Trump’s legal team framed the appeals as challenges to evidence rulings, jury instructions, and the legal basis for liability in both the sexual‑assault and defamation strands of Carroll’s case. The initial jury trial produced a $5 million award for sexual abuse and defamation and a separate roughly $83.3 million award tied to statements about Carroll’s reputation; Trump filed appeals contesting both judgments, arguing trial‑level errors and seeking vacatur of the awards. The Second Circuit reviewed those claims, and the appellate rulings left the underlying verdicts intact, which in turn opened a statutory window for a Supreme Court petition. Reporting describes the appeals as sequential: district court judgment, Second Circuit review, denials of further rehearing requests, and a petition to the nation’s high court [4] [2] [5].

2. How appellate courts ruled — a timeline of affirmations and denials

A federal appeals panel and subsequent appellate action affirmed the jury’s findings and the damages awards, rejecting Trump’s arguments that trial errors required reversal or a new trial.

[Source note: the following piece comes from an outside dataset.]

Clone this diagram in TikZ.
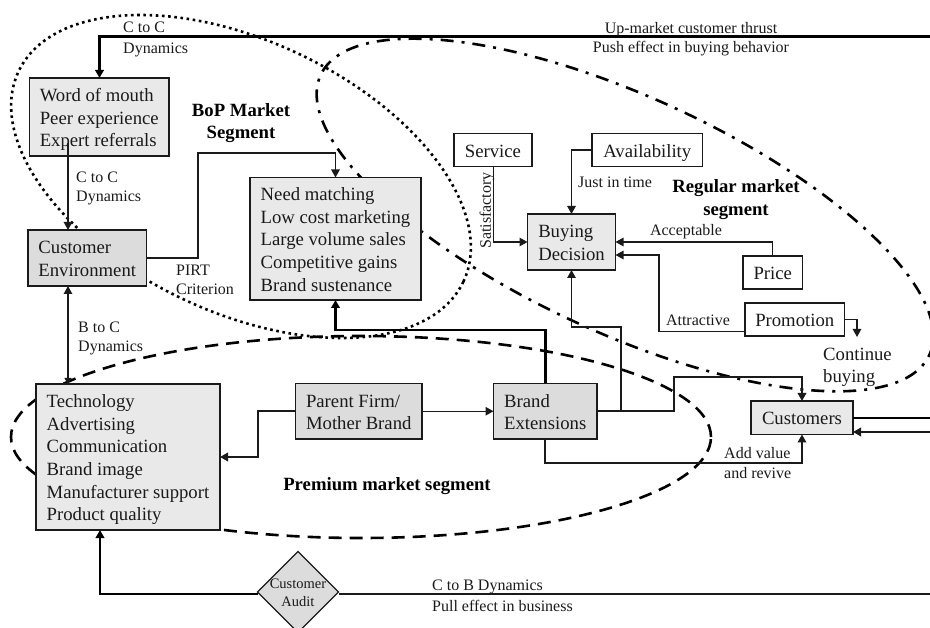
\documentclass[tikz,border=0pt]{standalone}
\usepackage{fontspec}
\setmainfont{Liberation Serif}
\usetikzlibrary{arrows.meta,shapes.geometric,backgrounds}
\definecolor{boxlight}{HTML}{E9E9E9}
\definecolor{boxdark}{HTML}{DCDCDC}
\definecolor{ink}{HTML}{1A1A1A}
\newcommand\bt[1]{\raisebox{-2.7pt}[\height][\depth]{\begin{tabular}{@{}l@{}}#1\end{tabular}}}
\tikzset{
  bx/.style={draw=ink,line width=1.2pt,outer sep=0pt,inner sep=0pt,text=ink,font=\fontsize{18.7}{22.6}\selectfont},
  lightbox/.style={bx,fill=boxlight},
  darkbox/.style={bx,fill=boxdark},
  whitebox/.style={bx,fill=white},
  lab/.style={inner sep=0pt,align=left,anchor=west,yshift=-1.5pt,text=ink,font=\fontsize{16}{19}\selectfont},
  clab/.style={inner sep=0pt,align=center,yshift=-1.5pt,text=ink,font=\fontsize{16}{19}\selectfont},
  seg/.style={inner sep=0pt,align=center,yshift=-1.5pt,text=black,font=\fontsize{18.7}{22.6}\selectfont\bfseries},
  thinln/.style={draw=ink,line width=1.3pt},
  medln/.style={draw=ink,line width=1.8pt},
  thickln/.style={draw=black,line width=2.8pt},
  tip/.style={-{Triangle[length=8pt,width=8.5pt]}},
  region/.style={draw=black,line width=2.6pt},
}
\begin{document}
\begin{tikzpicture}[x=1pt,y=-1pt]
\clip (0,0) rectangle (930,628);

% boxes
\node[lightbox,minimum width=139.5pt,minimum height=78pt] (word) at (99.25,117) {\bt{Word of mouth\\Peer experience\\Expert referrals}};
\node[darkbox,minimum width=118.5pt,minimum height=56pt] (cenv) at (87.25,258) {\bt{Customer\\Environment}};
\node[lightbox,minimum width=171pt,minimum height=122.5pt] (need) at (335.5,238.75) {\bt{Need matching\\Low cost marketing\\Large volume sales\\Competitive gains\\Brand sustenance}};
\node[lightbox,minimum width=184pt,minimum height=146pt] (tech) at (128,457) {\bt{Technology\\Advertising\\Communication\\Brand image\\Manufacturer support\\Product quality}};
\node[darkbox,minimum width=126.5pt,minimum height=55.5pt] (parent) at (358.75,411.25) {\bt{Parent Firm/\\Mother Brand}};
\node[darkbox,minimum width=103.5pt,minimum height=55.5pt] (brand) at (545.25,411.25) {\bt{Brand\\Extensions}};
\node[lightbox,minimum width=102pt,minimum height=33.5pt] (cust) at (802,417.75) {\bt{Customers}};
\node[whitebox,minimum width=78pt,minimum height=33pt] (service) at (493,150) {\bt{Service}};
\node[whitebox,minimum width=110.5pt,minimum height=33pt] (avail) at (647.25,150) {\bt{Availability}};
\node[lightbox,minimum width=88pt,minimum height=56pt] (buy) at (571.5,242) {\bt{Buying\\Decision}};
\node[whitebox,minimum width=59.5pt,minimum height=33pt] (price) at (772.75,272.5) {\bt{Price}};
\node[whitebox,minimum width=99.5pt,minimum height=33pt] (promo) at (794.75,319.5) {\bt{Promotion}};
\node[diamond,draw=ink,line width=1.2pt,fill=boxdark,aspect=1,inner sep=0pt,outer sep=0pt,minimum width=81pt,minimum height=81pt] (audit) at (298,592) {};
\node[inner sep=0pt,align=center,yshift=-1pt,text=ink,font=\fontsize{14.5}{18}\selectfont] (auditlab) at (298,592) {Customer\\Audit};

% free ends and bends
\coordinate (topR) at (930,36.5);
\coordinate (topL) at (99.5,36.5);
\coordinate (x68) at (68,0);
\coordinate (botR) at (930,594);
\coordinate (botL) at (100,594);
\coordinate (cR1) at (930,418);
\coordinate (cR2) at (930,432);
\coordinate (cont) at (857,337);

% regions
\begin{scope}[on background layer]
\draw[region,dash pattern=on 2.6pt off 3.6pt,shift={(241,176.5)},rotate=-25.3] (0,0) ellipse [x radius=246pt,y radius=135.6pt];
\draw[region,dash pattern=on 13pt off 8pt on 3pt off 8pt,shift={(625,215)},rotate=-24.7] (0,0) ellipse [x radius=335pt,y radius=118pt];
\draw[region,dash pattern=on 13pt off 8pt,shift={(361,437)}] (0,0) ellipse [x radius=350pt,y radius=101pt];
\end{scope}

% connectors
\draw[thickln,tip] (topR) -- (topL) -- (topL |- word.north);
\draw[thinln,tip] ([yshift=13pt]word.south -| x68) -- (x68 |- cenv.north);
\draw[thinln,tip] (cenv.east) -- (198,258) -- (198,153) -- (need.north |- 0,153) -- (need.north);
\draw[thinln,{Triangle[length=8pt,width=8.5pt]}-{Triangle[length=6pt,width=7pt]}] (x68 |- cenv.south) -- (x68 |- tech.north);
\draw[medln,tip] (parent.west) -- (258,411.25) -- (258,457) -- (tech.east);
\draw[thinln,tip] (parent.east) -- (brand.west);
\draw[thickln,tip] (brand.north) -- (brand.north |- 0,330) -- (need.south |- 0,330) -- (need.south);
\draw[thinln,tip] (brand.east) -- (621,411.25) -- (621,327) -- (buy.south |- 0,327) -- (buy.south);
\draw[medln,tip] (brand.east) -- (674,411.25) -- (674,377) -- (cust.north |- 0,377) -- (cust.north);
\draw[medln,tip] (brand.south) -- (brand.south |- 0,463) -- (cust.south |- 0,463) -- (cust.south);
\draw[thickln] (cR1) -- (cR1 -| cust.east);
\draw[medln,tip] (cR2) -- (cR2 -| cust.east);
\draw[thickln,tip] (audit.west |- botL) -- (botL) -- (botL |- tech.south);
\draw[medln] (botR) -- (audit.east |- botR);
\draw[thinln,tip] (service.south -| 493.7,0) -- (493.7,242) -- (buy.west);
\draw[thinln,tip] (avail.west) -- (buy.north |- avail.west) -- (buy.north);
\draw[thinln,tip] (price.north) -- (price.north |- buy.east) -- (buy.east);
\draw[thinln,tip] (promo.west |- 0,331.7) -- (659,331.7) -- (659,255) -- (buy.east |- 0,255);
\draw[thinln,tip] (promo.east) -- (cont |- promo.east) -- (cont);

% labels
\node[lab] (l1) at (123,26) {C to C};
\node[lab] (l2) at (123,48) {Dynamics};
\node[lab] (l3) at (76,186.5) {C to C\\Dynamics};
\node[seg] (l4) at (241,121.5) {BoP Market\\Segment};
\node[lab] (l5) at (176,278.5) {PIRT\\Criterion};
\node[lab] (l6) at (78,336.5) {B to C\\Dynamics};
\node[clab] (l7) at (691,37.5) {Up-market customer thrust\\Push effect in buying behavior};
\node[lab] (l8) at (578,181) {Just in time};
\node[clab,rotate=90] (l9) at (487,209) {Satisfactory};
\node[seg] (l10) at (736,198) {Regular market\\segment};
\node[clab] (l11) at (686,230) {Acceptable};
\node[clab] (l12) at (698,319) {Attractive};
\node[lab,font=\fontsize{18.7}{22.6}\selectfont] (l13) at (823,366) {Continue\\buying};
\node[lab] (l14) at (724,452) {Add value};
\node[lab] (l15) at (724,472) {and revive};
\node[seg] (l16) at (387,485) {Premium market segment};
\node[lab] (l17) at (432,585) {C to B Dynamics};
\node[lab] (l18) at (432,604) {Pull effect in business};
\end{tikzpicture}
\end{document}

One set of appellate rulings concluded in the summer of 2025 with an affirmation that triggered a 90‑day period during which the losing party could ask the Supreme Court to intervene, and later second‑circuit rulings upheld the larger defamation judgment as well. Multiple reputable outlets reported that the 2nd U.S. Circuit Court of Appeals declined to overturn the awards and that efforts for en banc rehearing were unsuccessful, leaving the judgments standing absent Supreme Court action [5] [1] [6].

3. The Supreme Court petition — what was asked and what it implies

Trump’s lawyers took the unusual step of petitioning the Supreme Court to review the appellate affirmances, asking justices to overturn or narrow the verdicts. One major account described the petition as the first time these specific appeals reached the high court, signaling an effort to make this a nationwide precedent about presidential immunity, defamation law, or evidentiary standards in sexual‑assault litigation. Filing a petition does not mean the Supreme Court accepted the case; it is a request for discretionary review. The fact of a petition, however, escalates the dispute from routine appeals practice to a potential test of legal principles that could have broader implications if the justices grant certiorari [7] [2].

4. Numbers that matter — the awards and the court’s posture on damages

The litigation produced two distinct monetary awards that have been focal points of both public attention and the appeals: the $5 million judgment tied to the sexual‑abuse and defamation claim and a later roughly $83.3 million award for defamation and reputational harms. Appellate courts examined whether those amounts were supported by evidence and legal standards, and concluded they were not excessive or legally infirm. News accounts describing the 2nd Circuit’s decisions emphasize that the appellate panel viewed the jury’s damage findings as within reasonable bounds and consistent with law, which was a primary basis for denying Trump’s requests to vacate or reduce the awards [1] [3].

5. Competing narratives and the agendas behind them — read the posture, not just the headlines

Coverage varies by outlet: some stories emphasize that Trump “asked the Supreme Court to toss” the verdicts and frame the petitions as an effort to overturn a jury verdict; others treat the appeals as routine appellate process with the Second Circuit already rejecting key claims. These differences reflect editorial choices about emphasis — legal strategy versus judicial outcome — rather than disagreement over core facts. Sources reporting appeals and appeals‑court affirmances present a consistent procedural record: appeals were filed, the 2nd Circuit affirmed, rehearing bids failed, and a Supreme Court petition followed. Readers should note editorial framing and institutional viewpoints when interpreting headlines and should rely on the procedural record for the factual sequence [7] [1] [8] [6].